[Code that draws figures]
--------------------------------

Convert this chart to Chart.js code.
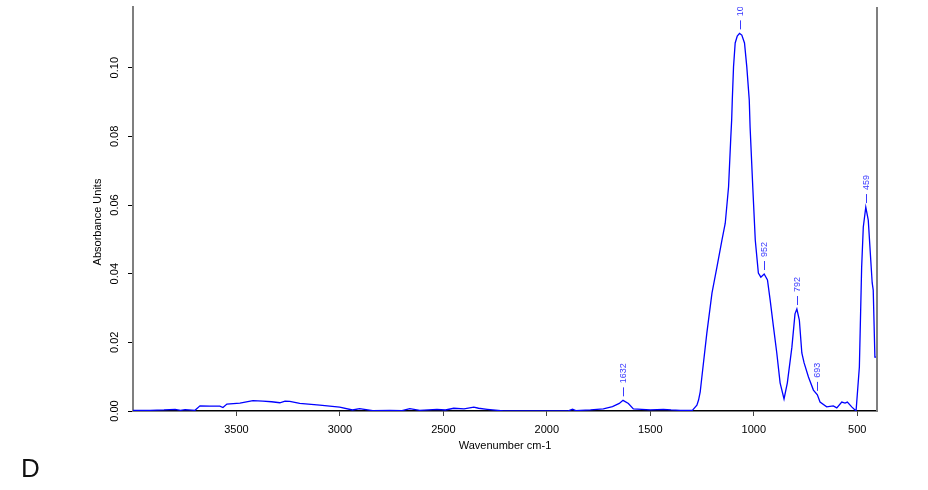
<!DOCTYPE html>
<html>
<head>
<meta charset="utf-8">
<script src="https://cdn.jsdelivr.net/npm/chart.js@4/dist/chart.umd.min.js"></script>
<style>
  html, body { margin: 0; padding: 0; background: #ffffff; }
  #wrap { position: relative; width: 928px; height: 490px; }
  canvas { display: block; }
</style>
</head>
<body>
<div id="wrap"><canvas id="c" width="928" height="490"></canvas></div>
<script>
// ---- data ----
const wavenumbers = [
  3999.6, 3917, 3850, 3796, 3770, 3748, 3700, 3676, 3628, 3580, 3565, 3546, 3483, 3420, 3372,
  3330, 3290, 3265, 3242, 3194, 3097, 3001, 2939, 2905, 2841, 2759, 2700, 2662, 2614, 2531,
  2490, 2450, 2400, 2353, 2330, 2288, 2209, 2100, 2030, 1900, 1876, 1860, 1838, 1789,
  1727, 1683, 1650, 1632, 1606, 1582, 1500, 1437, 1400, 1355, 1297, 1275, 1267, 1259, 1251,
  1227, 1202, 1178, 1154, 1138, 1122, 1111, 1107, 1104, 1098, 1090, 1080, 1069, 1058, 1045,
  1034, 1022, 1018, 1005, 993,
  978, 966, 950, 934, 921, 905, 889, 873, 854, 838, 816, 801, 792, 780, 768, 757, 736, 712,
  693, 680, 648, 616, 599, 575, 559, 548, 527, 506, 490, 479, 471, 459, 447, 435, 428, 423,
  415, 404.8
];
const absorbance = [
  0.0002, 0.0002, 0.0003, 0.0005, 0.0002, 0.0004, 0.0002, 0.0015, 0.0014, 0.0014, 0.0010, 0.0020, 0.0023, 0.0030, 0.0029,
  0.0027, 0.0024, 0.0029, 0.0028, 0.0022, 0.0017, 0.0011, 0.0003, 0.0007, 0.0001, 0.0002, 0.0001, 0.0007, 0.0002, 0.0005,
  0.0003, 0.0008, 0.0006, 0.0011, 0.0008, 0.0005, 0.0000, 0.0000, 0.0000, 0.0000, 0.0005, 0.0001, 0.0002, 0.0003,
  0.0006, 0.0013, 0.0022, 0.0031, 0.0022, 0.0006, 0.0003, 0.0005, 0.0003, 0.0002, 0.0002, 0.0017, 0.0032, 0.0056, 0.0099,
  0.0227, 0.0344, 0.0420, 0.0498, 0.0547, 0.0653, 0.0800, 0.0848, 0.0906, 0.1003, 0.1072, 0.1092, 0.1100, 0.1095, 0.1072,
  0.1003, 0.0906, 0.0827, 0.0652, 0.0498,
  0.0402, 0.0390, 0.0399, 0.0382, 0.0323, 0.0245, 0.0169, 0.0082, 0.0035, 0.0082, 0.0186, 0.0283, 0.0297, 0.0265, 0.0169, 0.0140, 0.0099, 0.0061,
  0.0047, 0.0026, 0.0012, 0.0015, 0.0009, 0.0026, 0.0023, 0.0026, 0.0012, 0.0000, 0.0128, 0.0419, 0.0536, 0.0594, 0.0556, 0.0440, 0.0373, 0.0352,
  0.0157, 0.0157
];
const xTickValues = [3500, 3000, 2500, 2000, 1500, 1000, 500];
const yTickValues = [0.00, 0.02, 0.04, 0.06, 0.08, 0.10];
const peakWavenumbers = [1632, 1069, 952, 792, 693, 459];
const peakLabels = ['1632', '1069', '952', '792', '693', '459'];
const xTitle = 'Wavenumber cm-1';
const yTitle = 'Absorbance Units';
const panelLetter = 'D';

const FONT = '"Liberation Sans", Arial, Helvetica, sans-serif';

function valueAt(wn) {
  let best = 0, bd = Infinity;
  for (let i = 0; i < wavenumbers.length; i++) {
    const d = Math.abs(wavenumbers[i] - wn);
    if (d < bd) { bd = d; best = i; }
  }
  return absorbance[best];
}

const decorPlugin = {
  id: 'decor',
  afterDraw(chart) {
    const ctx = chart.ctx;
    const xs = chart.scales.x, ys = chart.scales.y;
    const area = chart.chartArea;
    ctx.save();
    // right frame line
    ctx.strokeStyle = '#7f7f7f';
    ctx.lineWidth = 2;
    ctx.beginPath();
    ctx.moveTo(area.right, area.top);
    ctx.lineTo(area.right, area.bottom);
    ctx.stroke();

    // y tick labels (rotated)
    ctx.fillStyle = '#000';
    ctx.font = '11px ' + FONT;
    ctx.textAlign = 'center';
    ctx.textBaseline = 'middle';
    ys.ticks.forEach(t => {
      const py = ys.getPixelForValue(t.value);
      ctx.save();
      ctx.translate(115, py);
      ctx.rotate(-Math.PI / 2);
      ctx.fillText(t.value.toFixed(2), 0, 0);
      ctx.restore();
    });
    // y title
    ctx.save();
    ctx.translate(98, 222);
    ctx.rotate(-Math.PI / 2);
    ctx.fillText(yTitle, 0, 0);
    ctx.restore();
    // x title
    ctx.fillText(xTitle, (area.left + area.right) / 2, 446);

    // panel letter
    ctx.font = '26px ' + FONT;
    ctx.textAlign = 'left';
    ctx.textBaseline = 'alphabetic';
    ctx.fillStyle = '#111';
    ctx.fillText(panelLetter, 21, 477);
    ctx.restore();

    // peak labels, clipped to plot area
    ctx.save();
    ctx.beginPath();
    ctx.rect(area.left, area.top, area.right - area.left, area.bottom - area.top);
    ctx.clip();
    ctx.strokeStyle = '#3a3aff';
    ctx.fillStyle = '#3a3aff';
    ctx.lineWidth = 1;
    ctx.font = '9px ' + FONT;
    peakWavenumbers.forEach((wn, i) => {
      const px = Math.round(xs.getPixelForValue(wn)) + 0.5;
      const py = ys.getPixelForValue(valueAt(wn));
      ctx.beginPath();
      ctx.moveTo(px, py - 4);
      ctx.lineTo(px, py - 13);
      ctx.stroke();
      ctx.save();
      ctx.translate(px, py - 17);
      ctx.rotate(-Math.PI / 2);
      ctx.textAlign = 'left';
      ctx.textBaseline = 'middle';
      ctx.fillText(peakLabels[i], 0, 0);
      ctx.restore();
    });
    ctx.restore();
  }
};

new Chart(document.getElementById('c'), {
  type: 'line',
  data: {
    datasets: [{
      data: wavenumbers.map((w, i) => ({ x: w, y: absorbance[i] })),
      borderColor: '#0000ff',
      borderWidth: 1.3,
      pointRadius: 0,
      tension: 0,
      fill: false
    }]
  },
  options: {
    responsive: false,
    animation: false,
    events: [],
    layout: { padding: { left: 0, right: 51, top: 7, bottom: 0 } },
    plugins: { legend: { display: false }, tooltip: { enabled: false }, title: { display: false } },
    scales: {
      x: {
        type: 'linear',
        reverse: true,
        min: 404.8,
        max: 3999.6,
        afterBuildTicks: s => { s.ticks = xTickValues.map(v => ({ value: v })); },
        afterFit: s => { s.height = 79; },
        grid: { display: true, drawOnChartArea: false, drawTicks: true, tickLength: 5, color: '#444', lineWidth: 1 },
        border: { display: true, color: '#000', width: 1.5 },
        ticks: {
          padding: 7,
          color: '#000',
          font: { family: FONT, size: 11 },
          maxRotation: 0, minRotation: 0,
          callback: v => String(v)
        }
      },
      y: {
        type: 'linear',
        min: 0,
        max: 0.11768,
        afterBuildTicks: s => { s.ticks = yTickValues.map(v => ({ value: v })); },
        afterFit: s => { s.width = 133; },
        grid: { display: true, drawOnChartArea: false, drawTicks: true, tickLength: 5, color: '#000', lineWidth: 1 },
        border: { display: true, color: '#7f7f7f', width: 2 },
        ticks: { display: false }
      }
    }
  },
  plugins: [decorPlugin]
});
</script>
</body>
</html>
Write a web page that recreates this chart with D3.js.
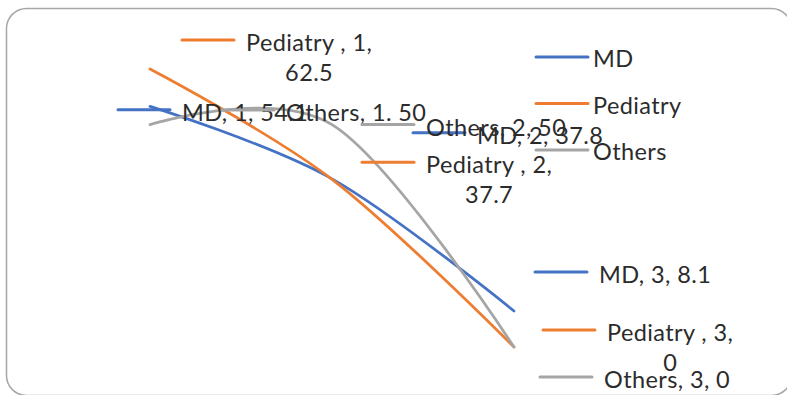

--------------------------------

Problem requirements: Display every line of the listing that contains the string "this".

Solved problem:
Convert this chart to Chart.js code.
Write a web page that recreates this chart with D3.js.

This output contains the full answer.